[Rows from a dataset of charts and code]

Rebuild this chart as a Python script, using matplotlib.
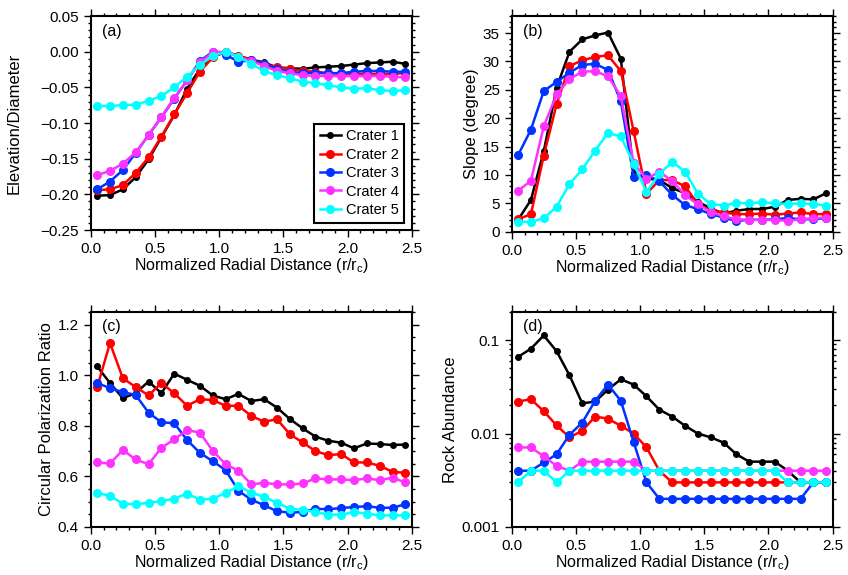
import numpy as np
import matplotlib
matplotlib.use("Agg")
import matplotlib.pyplot as plt
from matplotlib.ticker import MultipleLocator, LogLocator, NullFormatter

plt.rcParams['font.family'] = ['Liberation Sans', 'DejaVu Sans']
plt.rcParams['mathtext.fontset'] = 'custom'
plt.rcParams['mathtext.rm'] = 'Liberation Sans'
plt.rcParams['mathtext.it'] = 'Liberation Sans'

x = [0.05, 0.15, 0.25, 0.35, 0.45, 0.55, 0.65, 0.75, 0.85, 0.95, 1.05, 1.15, 1.25,
     1.35, 1.45, 1.55, 1.65, 1.75, 1.85, 1.95, 2.05, 2.15, 2.25, 2.35, 2.45]

names = ["Crater 1", "Crater 2", "Crater 3", "Crater 4", "Crater 5"]
colors = ["black", "#ff0000", "#0033ff", "#ff33ff", "#00ffff"]

# (a) elevation / diameter
elev1 = [-0.202, -0.201, -0.193, -0.176, -0.151, -0.120, -0.089, -0.052, -0.024, -0.006, 0.0, -0.006, -0.011,
         -0.015, -0.022, -0.023, -0.024, -0.022, -0.021, -0.020, -0.018, -0.016, -0.015, -0.014, -0.017]
elev2 = [-0.194, -0.193, -0.187, -0.170, -0.148, -0.119, -0.088, -0.058, -0.028, -0.008, 0.0, -0.006, -0.011,
         -0.017, -0.022, -0.024, -0.027, -0.028, -0.030, -0.031, -0.031, -0.031, -0.031, -0.031, -0.030]
elev3 = [-0.193, -0.182, -0.166, -0.142, -0.117, -0.092, -0.066, -0.040, -0.013, 0.0, -0.004, -0.014, -0.012,
         -0.017, -0.024, -0.028, -0.030, -0.030, -0.030, -0.030, -0.028, -0.027, -0.027, -0.028, -0.028]
elev4 = [-0.173, -0.167, -0.157, -0.141, -0.117, -0.091, -0.065, -0.040, -0.015, -0.001, 0.0, -0.007, -0.013,
         -0.020, -0.027, -0.030, -0.033, -0.034, -0.034, -0.034, -0.034, -0.034, -0.034, -0.035, -0.036]
elev5 = [-0.076, -0.076, -0.075, -0.074, -0.069, -0.062, -0.050, -0.035, -0.019, -0.006, 0.0, -0.007, -0.017,
         -0.027, -0.033, -0.037, -0.042, -0.044, -0.047, -0.050, -0.052, -0.051, -0.054, -0.055, -0.054]

# (b) slope
slope1 = [2.1, 5.6, 14.2, 25.4, 31.7, 33.9, 34.6, 35.1, 30.5, 10.3, 9.4, 9.1, 7.7,
          6.8, 5.3, 4.1, 3.2, 3.7, 4.0, 4.0, 4.4, 5.6, 5.8, 5.7, 6.8]
slope2 = [2.2, 3.1, 13.4, 22.5, 29.2, 30.2, 30.8, 31.1, 28.3, 17.7, 6.7, 9.1, 9.1,
          8.0, 4.9, 3.7, 3.4, 3.1, 3.1, 3.2, 3.0, 3.2, 3.4, 3.1, 3.1]
slope3 = [13.5, 18.0, 24.8, 26.4, 28.0, 29.4, 29.6, 28.5, 23.0, 9.7, 10.0, 8.9, 6.5,
          4.7, 4.0, 3.1, 2.5, 1.9, 2.1, 2.1, 2.2, 2.4, 2.2, 2.2, 2.4]
slope4 = [7.2, 9.0, 18.6, 24.2, 26.9, 28.2, 28.3, 27.4, 23.9, 12.1, 9.3, 10.6, 8.9,
          6.5, 4.8, 3.5, 2.7, 2.2, 2.1, 2.1, 2.1, 1.9, 2.2, 2.4, 2.5]
slope5 = [1.8, 1.7, 2.4, 4.4, 8.4, 11.0, 14.3, 17.4, 16.8, 12.0, 7.0, 10.2, 12.3,
          10.6, 6.7, 4.9, 4.6, 5.1, 5.0, 5.2, 5.0, 4.9, 5.0, 4.9, 4.6]

# (c) circular polarization ratio
cpr1 = [1.035, 0.969, 0.909, 0.929, 0.975, 0.929, 1.006, 0.982, 0.958, 0.920, 0.905, 0.926, 0.898,
        0.905, 0.872, 0.827, 0.790, 0.757, 0.741, 0.733, 0.711, 0.730, 0.728, 0.724, 0.726]
cpr2 = [0.953, 1.127, 0.988, 0.953, 0.920, 0.969, 0.929, 0.879, 0.905, 0.902, 0.879, 0.879, 0.839,
        0.816, 0.826, 0.767, 0.734, 0.700, 0.684, 0.688, 0.655, 0.655, 0.642, 0.618, 0.614]
cpr3 = [0.969, 0.949, 0.933, 0.922, 0.852, 0.814, 0.810, 0.744, 0.693, 0.660, 0.625, 0.543, 0.508,
        0.486, 0.462, 0.457, 0.459, 0.472, 0.470, 0.475, 0.479, 0.482, 0.476, 0.476, 0.490]
cpr4 = [0.655, 0.651, 0.704, 0.667, 0.648, 0.713, 0.746, 0.783, 0.773, 0.701, 0.648, 0.622, 0.569,
        0.574, 0.569, 0.568, 0.572, 0.592, 0.588, 0.588, 0.585, 0.592, 0.585, 0.595, 0.576]
cpr5 = [0.535, 0.523, 0.492, 0.490, 0.496, 0.502, 0.512, 0.532, 0.508, 0.512, 0.535, 0.561, 0.536,
        0.519, 0.496, 0.472, 0.468, 0.459, 0.449, 0.449, 0.459, 0.453, 0.446, 0.446, 0.446]

# (d) rock abundance
rock1 = [0.066, 0.081, 0.112, 0.076, 0.042, 0.021, 0.022, 0.0295, 0.038, 0.0334, 0.025, 0.018, 0.0152,
         0.0121, 0.010, 0.0091, 0.008, 0.006, 0.005, 0.005, 0.005, 0.004, 0.003, 0.003, 0.003]
rock2 = [0.022, 0.0233, 0.0173, 0.0122, 0.0091, 0.0107, 0.0152, 0.0144, 0.0121, 0.010, 0.0071, 0.004, 0.003,
         0.003, 0.003, 0.003, 0.003, 0.003, 0.003, 0.003, 0.003, 0.003, 0.003, 0.003, 0.003]
rock3 = [0.004, 0.004, 0.0049, 0.006, 0.0097, 0.0131, 0.0224, 0.0334, 0.0224, 0.0081, 0.003, 0.002, 0.002,
         0.002, 0.002, 0.002, 0.002, 0.002, 0.002, 0.002, 0.002, 0.002, 0.002, 0.003, 0.003]
rock4 = [0.0071, 0.0071, 0.0057, 0.0045, 0.004, 0.005, 0.005, 0.005, 0.005, 0.005, 0.004, 0.004, 0.004,
         0.004, 0.004, 0.004, 0.004, 0.004, 0.004, 0.004, 0.004, 0.004, 0.004, 0.004, 0.004]
rock5 = [0.003, 0.004, 0.004, 0.003, 0.004, 0.004, 0.004, 0.004, 0.004, 0.004, 0.004, 0.004, 0.004,
         0.004, 0.004, 0.004, 0.004, 0.004, 0.004, 0.004, 0.004, 0.003, 0.003, 0.003, 0.003]

panels = [
    ("(a)", "Elevation/Diameter", [elev1, elev2, elev3, elev4, elev5]),
    ("(b)", "Slope (degree)", [slope1, slope2, slope3, slope4, slope5]),
    ("(c)", "Circular Polarization Ratio", [cpr1, cpr2, cpr3, cpr4, cpr5]),
    ("(d)", "Rock Abundance", [rock1, rock2, rock3, rock4, rock5]),
]

fig = plt.figure(figsize=(8.48, 5.75), dpi=100)
boxes = [[0.107, 0.600, 0.3786, 0.372],
         [0.6034, 0.597, 0.3785, 0.375],
         [0.107, 0.0835, 0.3786, 0.374],
         [0.6034, 0.0835, 0.3785, 0.374]]

for i, (tag, ylabel, series) in enumerate(panels):
    ax = fig.add_axes(boxes[i])
    for k, ys in enumerate(series):
        ms = 4 if k == 0 else 5.5
        ax.plot(x, ys, '-o', color=colors[k], lw=1.8, ms=ms, label=names[k])
    ax.set_xlim(0, 2.5)
    ax.xaxis.set_major_locator(MultipleLocator(0.5))
    ax.xaxis.set_minor_locator(MultipleLocator(0.1))
    ax.set_xlabel(r"Normalized Radial Distance (r/r$_\mathregular{c}$)", fontsize=11.5, labelpad=0)
    ax.set_ylabel(ylabel, fontsize=12, labelpad=3)
    ax.text(0.035, 0.965, tag, transform=ax.transAxes, fontsize=11.5, ha='left', va='top')
    for s in ax.spines.values():
        s.set_linewidth(1.5)
    ax.tick_params(which='both', direction='out', top=True, right=True, labelsize=11, width=1)
    ax.tick_params(which='major', length=5)
    ax.tick_params(which='minor', length=2.5)

    if i == 0:
        ax.set_ylim(-0.25, 0.05)
        ax.yaxis.set_major_locator(MultipleLocator(0.05))
        ax.yaxis.set_minor_locator(MultipleLocator(0.01))
        ax.yaxis.set_major_formatter(plt.FuncFormatter(lambda v, p: f"{v:.2f}".replace("-", "\u2212")))
        ax.yaxis.set_label_coords(-0.215, 0.5)
        leg = ax.legend(loc='lower right', fontsize=10.5, frameon=True, fancybox=False,
                        handlelength=1.5, handletextpad=0.3, borderpad=0.4, labelspacing=0.3,
                        bbox_to_anchor=(1.0, 0.0))
        leg.get_frame().set_edgecolor('black')
        leg.get_frame().set_linewidth(1.5)
        leg.get_frame().set_alpha(1)
    elif i == 1:
        ax.set_ylim(0, 38)
        ax.yaxis.set_major_locator(MultipleLocator(5))
        ax.yaxis.set_minor_locator(MultipleLocator(1))
    elif i == 2:
        ax.set_ylim(0.4, 1.25)
        ax.yaxis.set_major_locator(MultipleLocator(0.2))
        ax.yaxis.set_minor_locator(MultipleLocator(0.05))
        ax.yaxis.set_major_formatter(plt.FuncFormatter(lambda v, p: f"{v:.1f}"))
    else:
        ax.set_yscale('log')
        ax.set_ylim(0.001, 0.2)
        ax.set_yticks([0.001, 0.01, 0.1])
        ax.set_yticklabels(["0.001", "0.01", "0.1"])
        ax.yaxis.set_minor_locator(LogLocator(base=10, subs=np.arange(2, 10)))
        ax.yaxis.set_minor_formatter(NullFormatter())

fig.savefig("out.png", dpi=100)
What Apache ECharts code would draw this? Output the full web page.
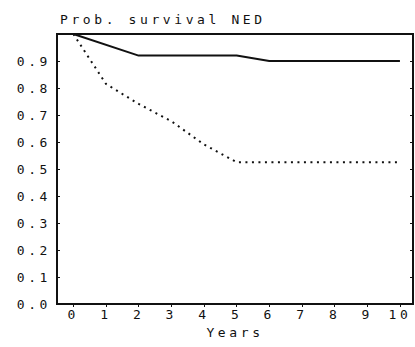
<!DOCTYPE html>
<html>
<head>
<meta charset="utf-8">
<script src="https://cdn.jsdelivr.net/npm/echarts@6/dist/echarts.min.js"></script>
<style>
  html, body { margin: 0; padding: 0; background: #fff; }
  #chart { width: 415px; height: 347px; }
  #chart text { letter-spacing: 3.6px; }
</style>
</head>
<body>
<div id="chart"></div>
<script>
const years = [0, 1, 2, 3, 4, 5, 6, 7, 8, 9, 10];
const yTicks = [0, 0.1, 0.2, 0.3, 0.4, 0.5, 0.6, 0.7, 0.8, 0.9];

// solid curve
const solidX = [0, 2, 5, 6, 10];
const solidY = [1.0, 0.92, 0.92, 0.90, 0.90];

// dotted curve
const dottedX = [0, 1, 2, 3, 4, 5, 10];
const dottedY = [1.0, 0.815, 0.741, 0.677, 0.591, 0.525, 0.525];

const font = '"DejaVu Sans Mono", monospace';
const ink = '#111';

const chart = echarts.init(document.getElementById('chart'), null, { renderer: 'svg' });

chart.setOption({
  animation: false,
  title: {
    text: 'Prob. survival NED',
    left: 55,
    top: 8,
    textStyle: { fontFamily: font, fontSize: 13, fontWeight: 'normal', color: ink },
  },
  grid: {
    left: 57,
    right: 2,
    top: 34,
    bottom: 43,
    show: true,
    borderColor: ink,
    borderWidth: 2,
  },
  xAxis: {
    type: 'value',
    min: -0.5,
    max: 10.4,
    name: 'Years',
    nameLocation: 'middle',
    nameGap: 22,
    nameTextStyle: { fontFamily: font, fontSize: 13, color: ink },
    splitLine: { show: false },
    axisLine: { onZero: false, lineStyle: { color: ink, width: 2 } },
    axisTick: { show: true, length: 3, customValues: years, lineStyle: { color: ink } },
    axisLabel: {
      customValues: years,
      fontFamily: font,
      fontSize: 13,
      color: ink,
      margin: 4,
    },
  },
  yAxis: [
    {
      type: 'value',
      min: 0,
      max: 1.0,
      splitLine: { show: false },
      axisLine: { show: true, onZero: false, lineStyle: { color: ink, width: 2 } },
      axisTick: { show: true, inside: true, length: 3, customValues: yTicks, lineStyle: { color: ink } },
      axisLabel: {
        customValues: yTicks,
        formatter: (v) => v.toFixed(1),
        fontFamily: font,
        fontSize: 13,
        color: ink,
        margin: 6,
      },
    },
    {
      type: 'value',
      min: 0,
      max: 1.0,
      position: 'right',
      splitLine: { show: false },
      axisLine: { show: true, onZero: false, lineStyle: { color: ink, width: 2 } },
      axisTick: { show: true, inside: true, length: 3, customValues: yTicks, lineStyle: { color: ink } },
      axisLabel: { show: false },
    },
  ],
  series: [
    {
      type: 'line',
      data: solidX.map((x, i) => [x, solidY[i]]),
      symbol: 'none',
      lineStyle: { color: ink, width: 2 },
    },
    {
      type: 'line',
      data: dottedX.map((x, i) => [x, dottedY[i]]),
      symbol: 'none',
      lineStyle: { color: ink, width: 2, type: [2, 4.5] },
    },
  ],
});
</script>
</body>
</html>
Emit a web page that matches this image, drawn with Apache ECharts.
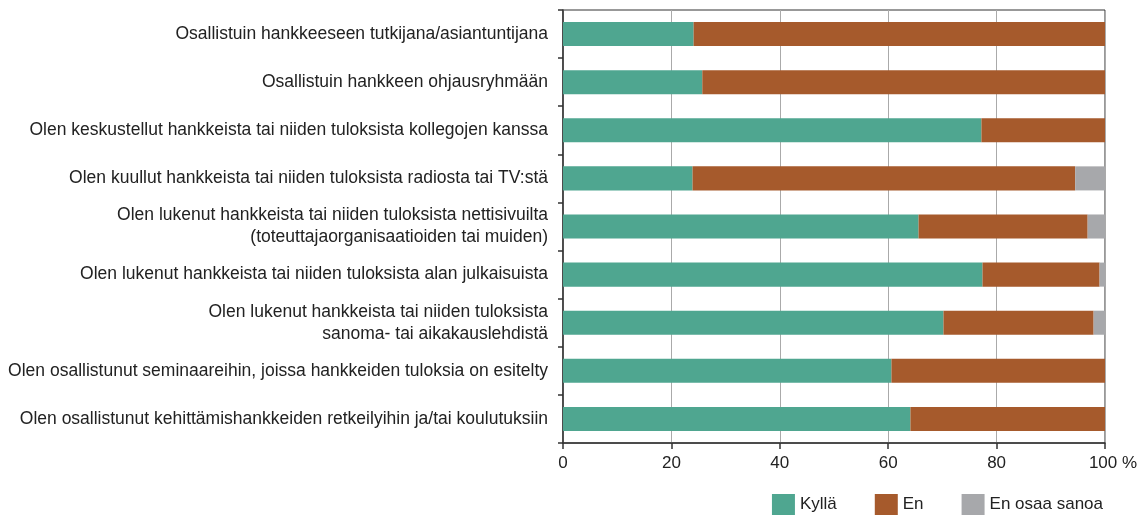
<!DOCTYPE html>
<html>
<head>
<meta charset="utf-8">
<script src="https://cdn.jsdelivr.net/npm/echarts@6/dist/echarts.min.js"></script>
<style>
  html, body { margin: 0; padding: 0; background: #fff; }
  #chart { width: 1143px; height: 515px; }
</style>
</head>
<body>
<div id="chart"></div>
<script>
var categories = [
    'Osallistuin hankkeeseen tutkijana/asiantuntijana',
    'Osallistuin hankkeen ohjausryhmään',
    'Olen keskustellut hankkeista tai niiden tuloksista kollegojen kanssa',
    'Olen kuullut hankkeista tai niiden tuloksista radiosta tai TV:stä',
    'Olen lukenut hankkeista tai niiden tuloksista nettisivuilta\n(toteuttajaorganisaatioiden tai muiden)',
    'Olen lukenut hankkeista tai niiden tuloksista alan julkaisuista',
    'Olen lukenut hankkeista tai niiden tuloksista\nsanoma- tai aikakauslehdistä',
    'Olen osallistunut seminaareihin, joissa hankkeiden tuloksia on esitelty',
    'Olen osallistunut kehittämishankkeiden retkeilyihin ja/tai koulutuksiin'
];
var kylla = [24.1, 25.7, 77.2, 23.9, 65.6, 77.4, 70.2, 60.6, 64.1];
var en    = [75.9, 74.3, 22.8, 70.6, 31.2, 21.6, 27.7, 39.4, 35.9];
var eos   = [0, 0, 0, 5.5, 3.2, 1.0, 2.1, 0, 0];
var seriesNames = ['Kyllä', 'En', 'En osaa sanoa'];
var colors = ['#4fa690', '#a65a2c', '#a7a8ab'];
var xTicks = [0, 20, 40, 60, 80, 100];

var font = '"Liberation Sans", Arial, sans-serif';
var myChart = echarts.init(document.getElementById('chart'));

var option = {
    animation: false,
    textStyle: { fontFamily: font },
    grid: {
        left: 563, right: 38, top: 10, bottom: 72,
        outerBoundsMode: 'none',
        containLabel: false,
        show: true, borderColor: '#333', borderWidth: 1
    },
    legend: {
        data: seriesNames,
        right: 40, top: 494,
        padding: 0,
        itemWidth: 23, itemHeight: 21, itemGap: 38,
        icon: 'rect',
        textStyle: { fontSize: 17, color: '#222', fontFamily: font }
    },
    xAxis: {
        type: 'value',
        min: xTicks[0], max: xTicks[xTicks.length - 1], interval: 20,
        axisLine: { show: true, lineStyle: { color: '#333', width: 1.5 } },
        axisTick: { show: true, length: 6, lineStyle: { color: '#333', width: 1.5 } },
        splitLine: { show: true, lineStyle: { color: '#aaa', width: 1 } },
        axisLabel: {
            fontSize: 17, color: '#222', margin: 12, fontFamily: font,
            formatter: function (v) {
                return v === 100 ? '{p|100 %}' : String(v);
            },
            rich: { p: { fontSize: 17, color: '#222', padding: [0, 0, 0, 16], fontFamily: font } }
        }
    },
    yAxis: {
        type: 'category',
        inverse: true,
        data: categories,
        axisLine: { show: true, lineStyle: { color: '#333', width: 1.5 } },
        axisTick: { show: true, length: 5, lineStyle: { color: '#333', width: 1.5 } },
        axisLabel: { fontSize: 17.5, color: '#222', margin: 15, lineHeight: 22, align: 'right', fontFamily: font }
    },
    series: [kylla, en, eos].map(function (d, i) {
        return {
            name: seriesNames[i],
            type: 'bar',
            stack: 'all',
            data: d,
            barWidth: '50%',
            itemStyle: { color: colors[i] }
        };
    })
};
myChart.setOption(option);
</script>
</body>
</html>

## EXERCISE:
Gather and return every line that holds the string "Apache".

## SOLUTION FOR THIS PROBLEM:
What Apache ECharts code would draw this? Output the full web page.
Emit a web page that matches this image, drawn with Apache ECharts.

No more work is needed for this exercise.